Bauknecht Hausgeräte GmbH
- Type: Subsidiary
- Founded: 1919; 107 years ago, in Neckartenzlingen, Germany
- Founder: Gottlob Bauknecht
- Fate: Acquired by Whirlpool Corporation in 1989
- Headquarters: Stuttgart, Germany
- Key people: Jens-Christoph Bidlingmaier, chairman of the board Gerald Bormann, supervisory board chairman
- Products: Domestic appliances
- Revenue: 290 million euro (2014)
- Number of employees: 400 (2014)
- Parent: Arçelik/Whirlpool Corporation
- Website: www.bauknecht.eu

= Bauknecht (company) =

Household appliance manufacturer in Germany

Bauknecht Hausgeräte GmbH, commonly referred as Bauknecht, is one of Germany's leading manufacturers of household appliances, and since 2024 a brand of Beko. The headquarters of the company was in Schorndorf in Baden-Württemberg until 2006 when it relocated to Stuttgart. Whirlpool has closed its three plants in Calw (refrigerators/freezers), Neunkirchen (dishwashers) and Schorndorf (washers and dryers). Since 2012 all Bauknecht branded products have been manufactured outside Germany.

==History==
The company was founded in 1919 by Gottlob Bauknecht as an electrical workshop in Neckartenzlingen. He received recognition for the first time for his self-developed universal electric motor "Landfreund".

But it was only in the postwar Germany when the company made its big step in the production of electrical appliances, starting in 1948 with the kitchen appliances "Allfix". In 1951, the first Bauknecht refrigerator was produced, in 1958 the first washing machine, and in 1964 the first dishwasher.

On 9 September 1976, the company founder died at the age of 84 years, leaving his sons the management. Because of some loss-making foreign investments and the withdrawal of banks from other financing commitments, on 13 May 1982 a settlement was requested. On 29 October 1982, the District Court of Stuttgart paved the way for bankruptcy over the assets of Bauknecht. On 2 November 1982 Volker Grub, the liquidator, signed a takeover agreement with the German division of Philips (Deutsche Philips Industrie AG).

Since 1989, Bauknecht Hausgeräte GmbH has been part of the American group Whirlpool Corporation. The Neunkirchen facility in Saarland developed and built dishwashers from 1971. In 1996, the European Technology Centre for dishwashers was also settled in Neunkirchen. The Global Development Center for washing machines and dryers, in which the large volume washers for the US market were produced was sited in Schorndorf.

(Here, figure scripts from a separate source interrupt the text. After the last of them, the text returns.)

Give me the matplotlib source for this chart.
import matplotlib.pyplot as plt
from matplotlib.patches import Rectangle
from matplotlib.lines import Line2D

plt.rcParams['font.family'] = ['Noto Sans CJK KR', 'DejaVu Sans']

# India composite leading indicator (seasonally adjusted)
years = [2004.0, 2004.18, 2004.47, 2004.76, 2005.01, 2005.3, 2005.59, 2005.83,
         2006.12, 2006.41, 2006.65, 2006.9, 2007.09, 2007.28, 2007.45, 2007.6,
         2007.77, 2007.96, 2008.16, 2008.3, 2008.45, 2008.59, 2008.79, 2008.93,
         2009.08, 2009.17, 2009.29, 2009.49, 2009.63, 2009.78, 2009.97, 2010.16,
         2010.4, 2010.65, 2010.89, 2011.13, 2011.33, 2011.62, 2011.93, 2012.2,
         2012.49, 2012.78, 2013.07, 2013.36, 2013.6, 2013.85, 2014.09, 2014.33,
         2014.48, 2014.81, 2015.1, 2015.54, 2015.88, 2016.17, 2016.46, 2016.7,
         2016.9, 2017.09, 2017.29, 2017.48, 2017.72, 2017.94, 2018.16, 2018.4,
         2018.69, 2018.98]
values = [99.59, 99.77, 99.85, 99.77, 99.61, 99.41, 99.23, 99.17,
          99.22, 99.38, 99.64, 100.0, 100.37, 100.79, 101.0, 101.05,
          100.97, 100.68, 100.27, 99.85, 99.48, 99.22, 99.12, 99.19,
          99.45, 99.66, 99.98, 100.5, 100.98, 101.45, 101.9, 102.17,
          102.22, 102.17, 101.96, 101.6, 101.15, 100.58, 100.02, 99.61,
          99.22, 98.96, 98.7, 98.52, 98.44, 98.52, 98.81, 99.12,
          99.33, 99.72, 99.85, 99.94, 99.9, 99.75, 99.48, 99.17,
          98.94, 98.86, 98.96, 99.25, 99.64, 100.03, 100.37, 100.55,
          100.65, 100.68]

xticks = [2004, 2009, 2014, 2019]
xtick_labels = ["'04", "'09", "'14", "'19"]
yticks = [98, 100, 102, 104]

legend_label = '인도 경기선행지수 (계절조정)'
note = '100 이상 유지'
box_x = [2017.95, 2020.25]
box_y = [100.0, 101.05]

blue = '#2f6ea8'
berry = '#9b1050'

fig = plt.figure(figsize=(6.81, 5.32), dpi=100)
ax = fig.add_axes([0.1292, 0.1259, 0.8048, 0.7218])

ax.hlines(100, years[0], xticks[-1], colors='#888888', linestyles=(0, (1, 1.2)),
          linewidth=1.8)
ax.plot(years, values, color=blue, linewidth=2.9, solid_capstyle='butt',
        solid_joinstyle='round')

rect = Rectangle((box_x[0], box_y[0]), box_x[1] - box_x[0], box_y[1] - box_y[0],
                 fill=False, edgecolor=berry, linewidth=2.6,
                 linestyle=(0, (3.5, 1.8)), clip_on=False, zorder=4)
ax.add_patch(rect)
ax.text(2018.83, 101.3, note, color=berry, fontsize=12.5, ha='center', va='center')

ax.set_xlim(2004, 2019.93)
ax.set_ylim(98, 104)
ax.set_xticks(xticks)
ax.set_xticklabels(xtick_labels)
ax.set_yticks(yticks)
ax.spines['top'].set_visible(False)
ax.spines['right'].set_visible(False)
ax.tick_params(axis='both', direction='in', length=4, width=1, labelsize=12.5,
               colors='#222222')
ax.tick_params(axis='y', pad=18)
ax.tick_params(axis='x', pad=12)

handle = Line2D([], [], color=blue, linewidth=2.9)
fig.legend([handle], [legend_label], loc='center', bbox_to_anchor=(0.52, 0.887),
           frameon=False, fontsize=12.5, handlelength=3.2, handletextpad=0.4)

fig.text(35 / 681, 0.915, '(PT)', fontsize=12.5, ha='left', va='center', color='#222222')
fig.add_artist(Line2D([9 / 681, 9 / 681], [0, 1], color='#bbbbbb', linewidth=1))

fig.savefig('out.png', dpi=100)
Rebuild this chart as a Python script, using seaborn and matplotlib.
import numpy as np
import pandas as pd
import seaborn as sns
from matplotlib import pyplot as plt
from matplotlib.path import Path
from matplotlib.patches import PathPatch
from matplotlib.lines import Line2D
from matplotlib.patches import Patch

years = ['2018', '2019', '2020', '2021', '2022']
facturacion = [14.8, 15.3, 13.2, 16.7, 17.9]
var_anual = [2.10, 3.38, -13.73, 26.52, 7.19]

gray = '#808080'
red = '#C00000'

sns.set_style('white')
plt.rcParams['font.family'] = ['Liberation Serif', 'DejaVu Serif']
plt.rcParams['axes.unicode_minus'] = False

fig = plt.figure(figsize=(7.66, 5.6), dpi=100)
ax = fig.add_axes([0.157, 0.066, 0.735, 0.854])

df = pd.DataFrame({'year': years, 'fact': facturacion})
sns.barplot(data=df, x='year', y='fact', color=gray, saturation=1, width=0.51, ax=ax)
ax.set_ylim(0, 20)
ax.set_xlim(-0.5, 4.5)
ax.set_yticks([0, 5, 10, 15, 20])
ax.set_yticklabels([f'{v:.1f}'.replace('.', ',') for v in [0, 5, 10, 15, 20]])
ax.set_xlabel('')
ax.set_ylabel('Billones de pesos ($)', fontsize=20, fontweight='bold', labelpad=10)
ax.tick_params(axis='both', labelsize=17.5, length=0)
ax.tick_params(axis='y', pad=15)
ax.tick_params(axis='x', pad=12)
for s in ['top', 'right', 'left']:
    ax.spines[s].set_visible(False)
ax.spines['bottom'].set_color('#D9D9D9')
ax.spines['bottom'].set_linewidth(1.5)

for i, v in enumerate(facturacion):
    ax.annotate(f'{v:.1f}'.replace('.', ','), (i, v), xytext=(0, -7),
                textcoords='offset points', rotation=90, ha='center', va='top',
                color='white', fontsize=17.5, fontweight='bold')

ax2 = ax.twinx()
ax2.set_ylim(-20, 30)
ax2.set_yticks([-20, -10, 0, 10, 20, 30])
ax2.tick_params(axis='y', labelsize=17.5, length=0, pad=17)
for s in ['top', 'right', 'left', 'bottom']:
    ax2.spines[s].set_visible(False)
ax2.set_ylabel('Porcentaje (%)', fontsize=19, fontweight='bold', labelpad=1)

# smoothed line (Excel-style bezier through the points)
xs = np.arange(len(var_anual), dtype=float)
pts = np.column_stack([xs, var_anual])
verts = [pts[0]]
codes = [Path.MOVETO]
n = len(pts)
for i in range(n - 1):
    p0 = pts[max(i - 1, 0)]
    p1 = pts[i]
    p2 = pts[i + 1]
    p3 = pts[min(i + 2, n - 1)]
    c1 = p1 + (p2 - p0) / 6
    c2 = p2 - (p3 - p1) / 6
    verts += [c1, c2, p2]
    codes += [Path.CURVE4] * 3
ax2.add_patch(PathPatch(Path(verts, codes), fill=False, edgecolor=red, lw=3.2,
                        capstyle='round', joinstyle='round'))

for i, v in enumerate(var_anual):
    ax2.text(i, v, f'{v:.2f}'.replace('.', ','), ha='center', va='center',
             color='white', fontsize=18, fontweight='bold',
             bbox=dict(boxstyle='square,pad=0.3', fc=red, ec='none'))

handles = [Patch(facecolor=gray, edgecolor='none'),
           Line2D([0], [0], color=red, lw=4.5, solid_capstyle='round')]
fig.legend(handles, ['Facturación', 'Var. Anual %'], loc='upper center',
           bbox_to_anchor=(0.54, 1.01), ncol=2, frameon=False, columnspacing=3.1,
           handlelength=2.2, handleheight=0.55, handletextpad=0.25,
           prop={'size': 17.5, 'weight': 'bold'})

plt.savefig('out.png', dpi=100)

At the beginning of 2012, the automotive supplier ZF Friedrichshafen took over the plant in Neunkirchen with 240 out of the 280 local employees, in order to expand its production capacity in transmission components. After retraining, the employees who previously mounted dishwashers, manufactured vehicle transmissions. At the end of 2012 the production site in Schorndorf also closed.

Since 2024, Bauknecht has been part of the joint venture "Beko Europe" of Arçelik and Whirlpool and is now subordinate to Beko.